Judge Campbell, who now sits on the Washtenaw County Juvenile Probate court bench, remembered adding ceremony to the Dixboro church morning worship service when he became pastor in 1946. “We formed a group of acolytes -- I'm sure Ron Parker was one of them,” he recalled, adding that some would also serve as communion stewards.

After high school graduation, Ron Parker earned a degree from Albion College and then completed seminary at Pacific School of Religion in California. He received his Ph. D. from the Graduate Theological Organization, a consortium of schools with studies centered in Berkeley.

For Jim and Jerry Parker and Roger Parker, the decision to enter the ministry came after they completed their undergraduate degrees at the University of Michigan.

The director of the campus Wesley Foundation nominated the twins for jurisdictional fellowships for one year at Garrett Theological Seminary in Evanston. They both graduated from there and later Jerry did complete his Juris Doctorate at the U-M law school.

It was at the urging of friends that Roger Parker entered Perkins Theological Seminary on the Southern Methodist University campus in Dallas.
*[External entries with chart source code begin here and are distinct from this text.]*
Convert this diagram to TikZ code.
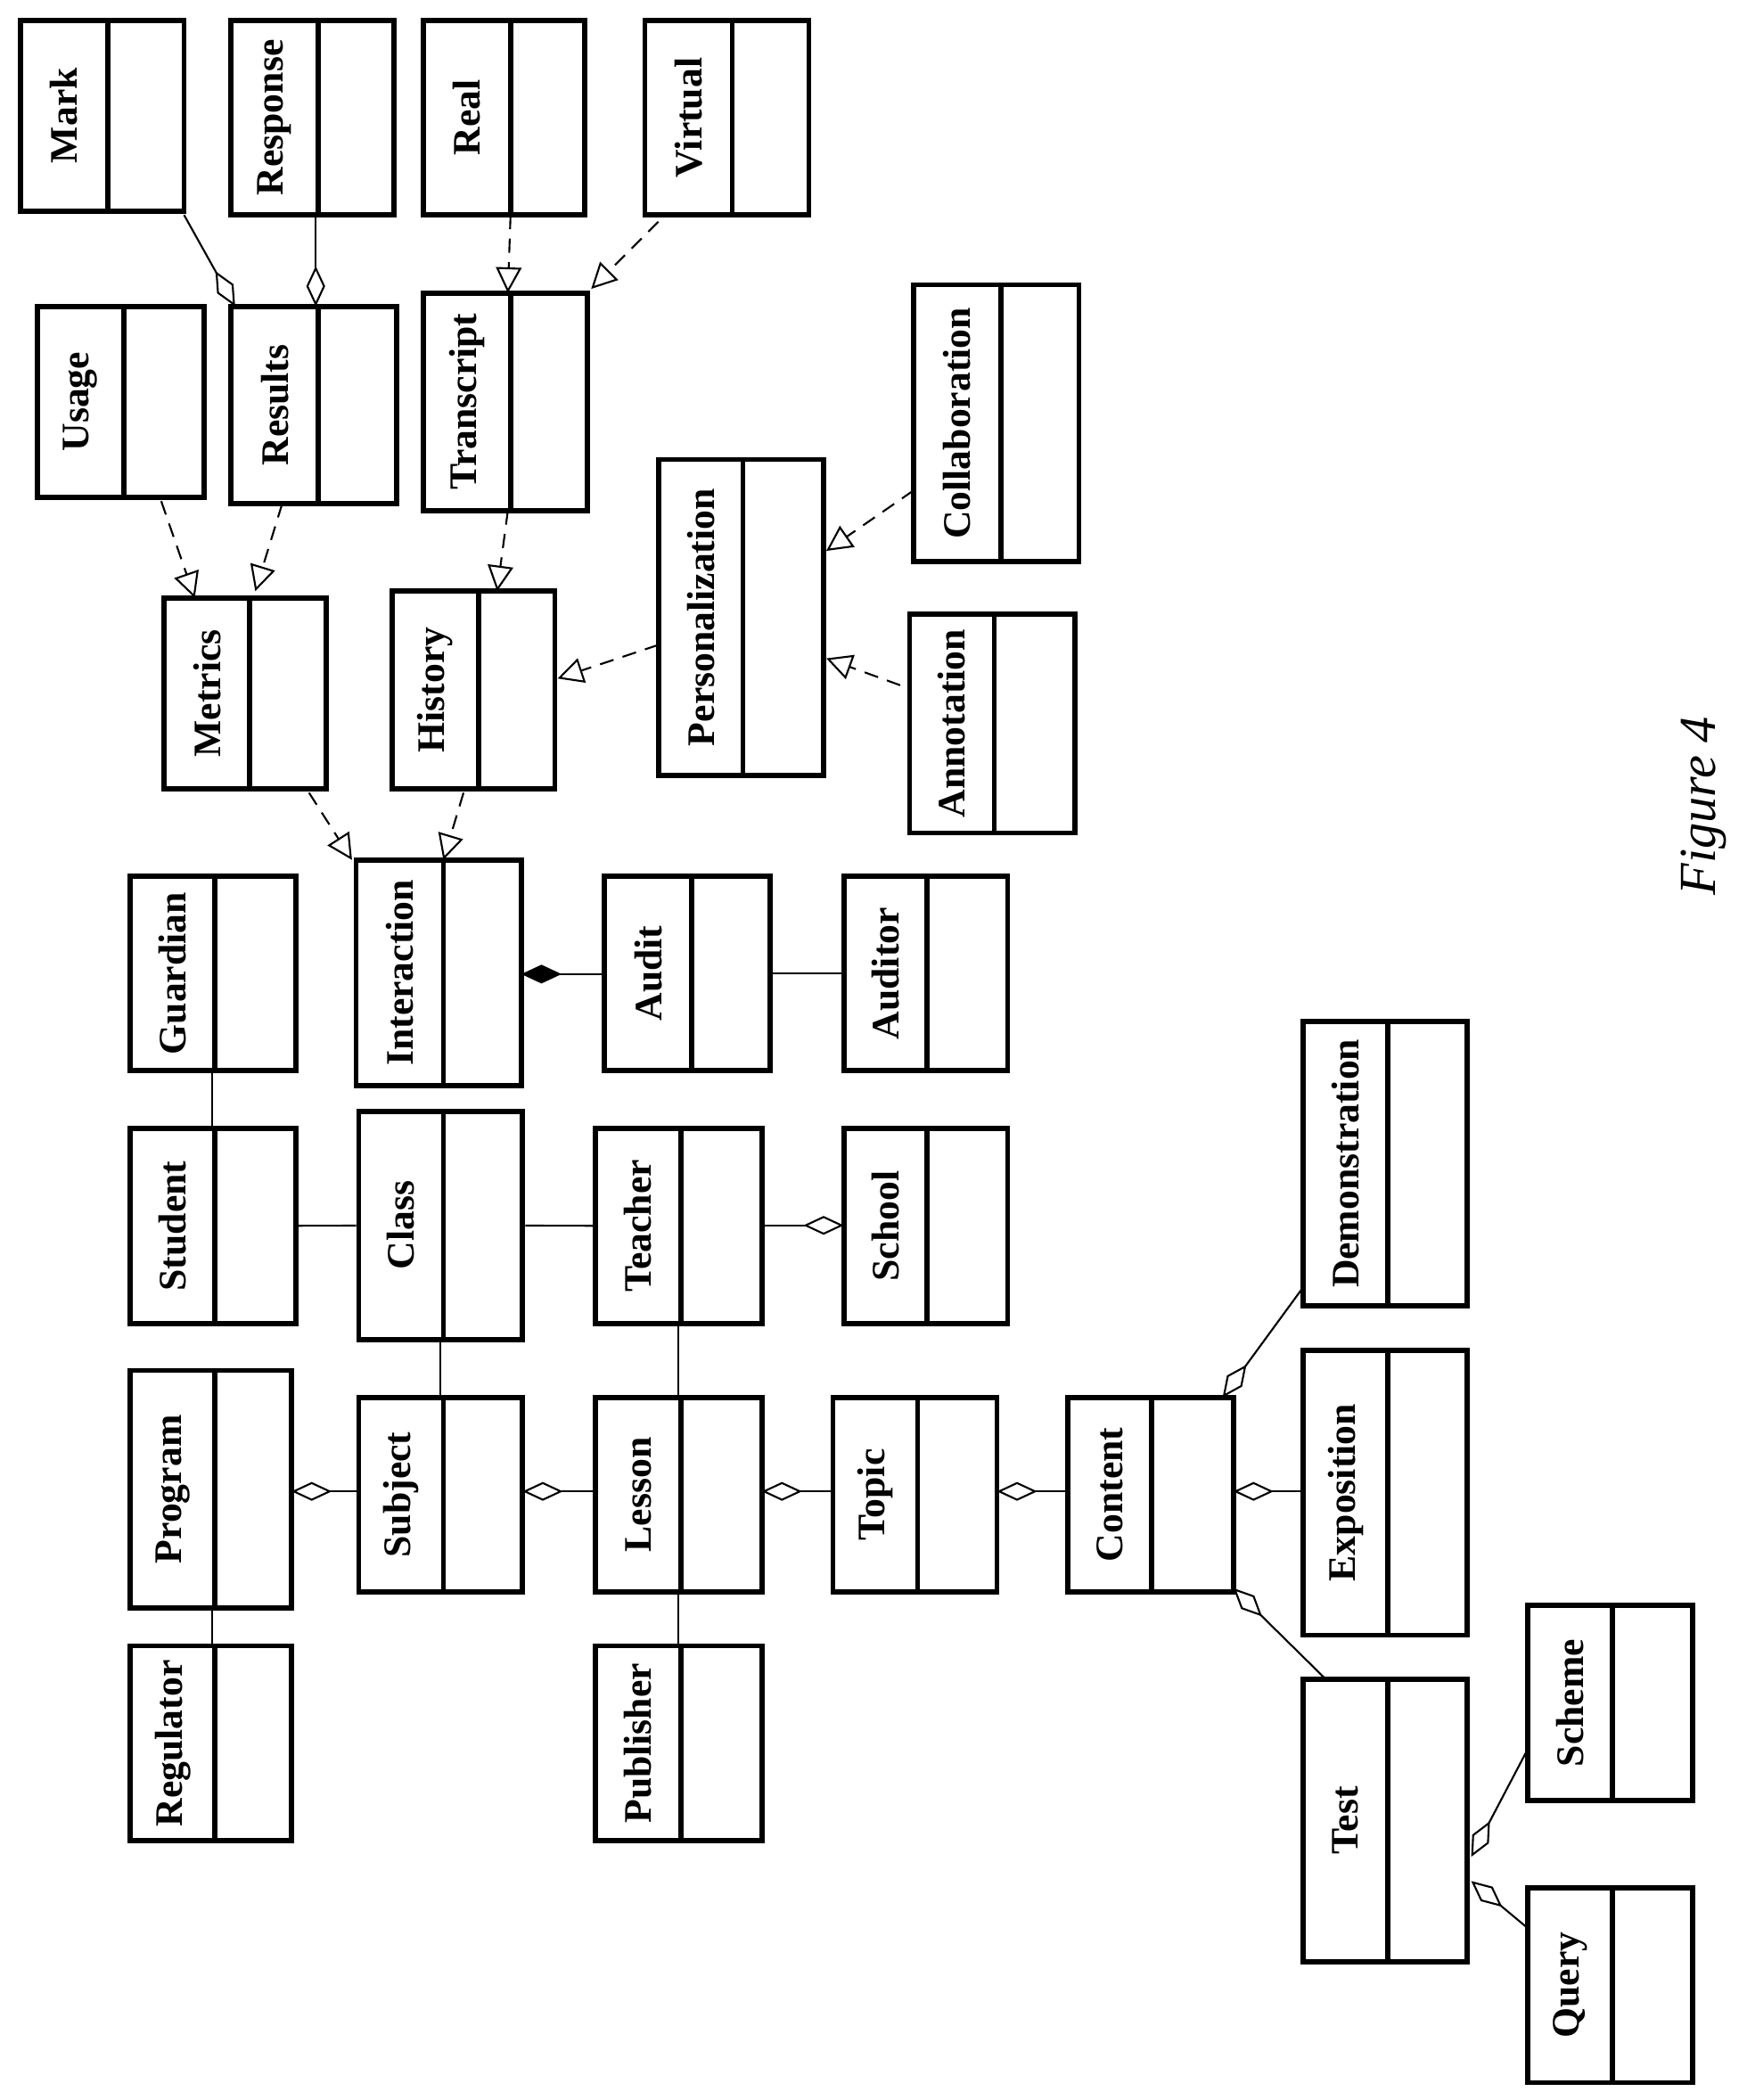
\documentclass[tikz,border=0pt]{standalone}
\usepackage{fontspec}
\setmainfont{Liberation Serif}
\usetikzlibrary{arrows.meta,fit}
\tikzset{
  box/.style={draw,line width=2.2pt,inner sep=0pt},
  lbl/.style={rotate=90,font=\fontsize{16.5}{18}\selectfont\bfseries,inner sep=0pt},
  conn/.style={line width=0.8pt},
  agg/.style={conn,{Diamond[open,length=0.6cm,width=0.28cm]}-},
  comp/.style={conn,{Diamond[length=0.6cm,width=0.28cm]}-},
  dep/.style={conn,dashed,dash pattern=on 6pt off 4pt,-{Triangle[open,length=0.38cm,width=0.38cm]}}
}
\newcommand{\cls}[7]{%
  \node[box,fit={(#3,#4)(#5,#6)}] (#1) {};
  \draw[line width=2.2pt] (#7,#4) -- (#7,#6);
  \node[lbl] at ({(#3+#7)/2},{(#4+#6)/2}) {#2};
}
\begin{document}
\begin{tikzpicture}[x=0.02cm,y=-0.02cm]
\useasboundingbox (0,0) rectangle (1300,1563);
\cls{mark}{Mark}{15}{15}{137}{157}{80}
\cls{response}{Response}{172}{15}{293}{160}{237}
\cls{real}{Real}{315}{15}{435}{160}{380}
\cls{virtual}{Virtual}{480}{15}{602}{160}{545}
\cls{usage}{Usage}{28}{228}{152}{370}{92}
\cls{results}{Results}{172}{228}{295}{375}{237}
\cls{transcript}{Transcript}{315}{218}{437}{380}{380}
\cls{collab}{Collaboration}{680}{212}{803}{418}{745}
\cls{person}{Personalization}{490}{342}{613}{577}{553}
\cls{metrics}{Metrics}{122}{445}{243}{587}{186}
\cls{history}{History}{292}{440}{413}{587}{356}
\cls{annot}{Annotation}{677}{457}{800}{620}{740}
\cls{guardian}{Guardian}{97}{652}{220}{797}{160}
\cls{interaction}{Interaction}{265}{640}{388}{808}{330}
\cls{audit}{Audit}{450}{652}{573}{797}{515}
\cls{auditor}{Auditor}{628}{652}{750}{797}{690}
\cls{demo}{Demonstration}{970}{760}{1092}{972}{1033}
\cls{student}{Student}{97}{840}{220}{985}{160}
\cls{class}{Class}{267}{827}{389}{997}{330}
\cls{teacher}{Teacher}{443}{840}{567}{985}{507}
\cls{school}{School}{628}{840}{750}{985}{690}
\cls{program}{Program}{97}{1020}{217}{1197}{160}
\cls{subject}{Subject}{267}{1040}{389}{1185}{330}
\cls{lesson}{Lesson}{443}{1040}{567}{1185}{507}
\cls{topic}{Topic}{620}{1040}{742}{1185}{683}
\cls{content}{Content}{795}{1040}{918}{1185}{857}
\cls{expo}{Exposition}{970}{1005}{1092}{1217}{1033}
\cls{scheme}{Scheme}{1137}{1195}{1260}{1340}{1200}
\cls{regulator}{Regulator}{97}{1225}{217}{1370}{160}
\cls{publisher}{Publisher}{443}{1225}{567}{1370}{507}
\cls{test}{Test}{970}{1250}{1092}{1460}{1033}
\cls{query}{Query}{1137}{1405}{1260}{1550}{1200}
\node[rotate=90,font=\fontsize{22}{24}\selectfont\itshape] (fig) at (1268,600) {Figure 4};
% aggregations
\draw[agg] (175,228) -- (137,160);
\draw[agg] (235,228) -- (235,160);
\draw[agg] (217,1110) -- (267,1110);
\draw[agg] (389,1110) -- (443,1110);
\draw[agg] (567,1110) -- (620,1110);
\draw[agg] (742,1110) -- (795,1110);
\draw[agg] (918,1110) -- (970,1110);
\draw[agg] (910,1040) -- (970,958);
\draw[agg] (918,1182) -- (987,1250);
\draw[agg] (628,912) -- (567,912);
\draw[agg] (1095,1382) -- (1137,1302);
\draw[agg] (1095,1400) -- (1137,1435);
\draw[comp] (388,725) -- (450,725);
% plain
\draw[conn] (audit) -- (auditor);
\draw[conn] (158,797) -- (158,840);
\draw[conn] (student) -- (class);
\draw[conn] (class) -- (teacher);
\draw[conn] (328,997) -- (328,1040);
\draw[conn] (505,985) -- (505,1040);
\draw[conn] (158,1197) -- (158,1225);
\draw[conn] (505,1185) -- (505,1225);
% dependencies
\draw[dep] (380,160) -- (378,218);
\draw[dep] (490,165) -- (440,215);
\draw[dep] (120,373) -- (145,445);
\draw[dep] (210,375) -- (190,440);
\draw[dep] (378,380) -- (370,440);
\draw[dep] (680,365) -- (615,410);
\draw[dep] (670,510) -- (615,490);
\draw[dep] (490,480) -- (415,505);
\draw[dep] (230,590) -- (262,640);
\draw[dep] (345,590) -- (330,640);
\end{tikzpicture}
\end{document}
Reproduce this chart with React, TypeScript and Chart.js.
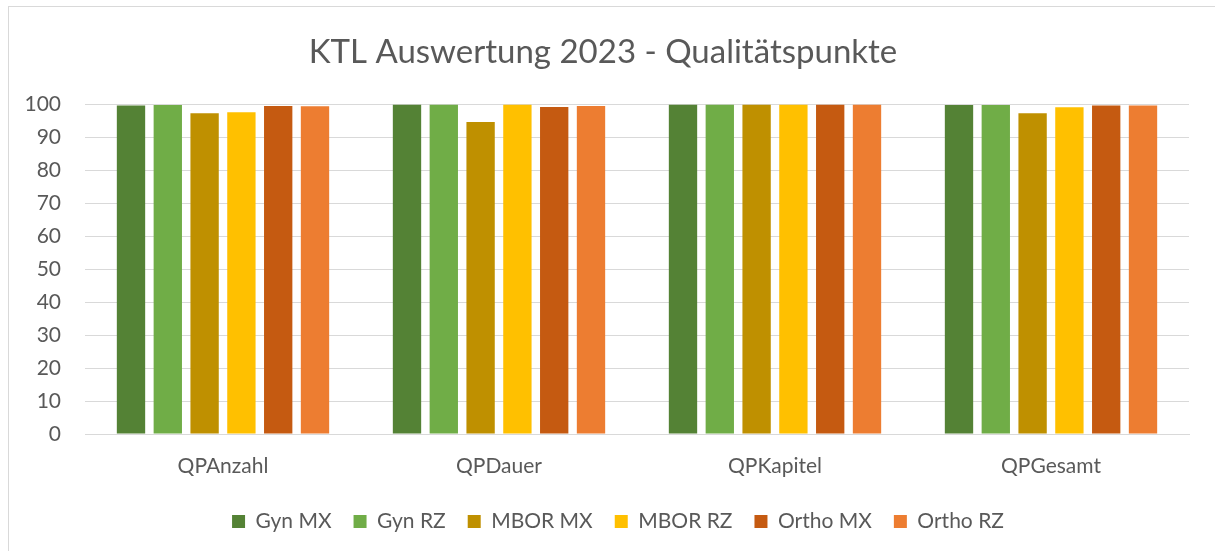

Four of the seven Dixboro disciples visited their home church last year during its 125th anniversary. This year marks the 200th anniversary of the Methodist movement in America.

When the Dixboro congregation speaks of the “Magnificent Seven” they are not referring to the motion picture or book of the same name. They are proud of seven of their number who heard a higher calling and answered it!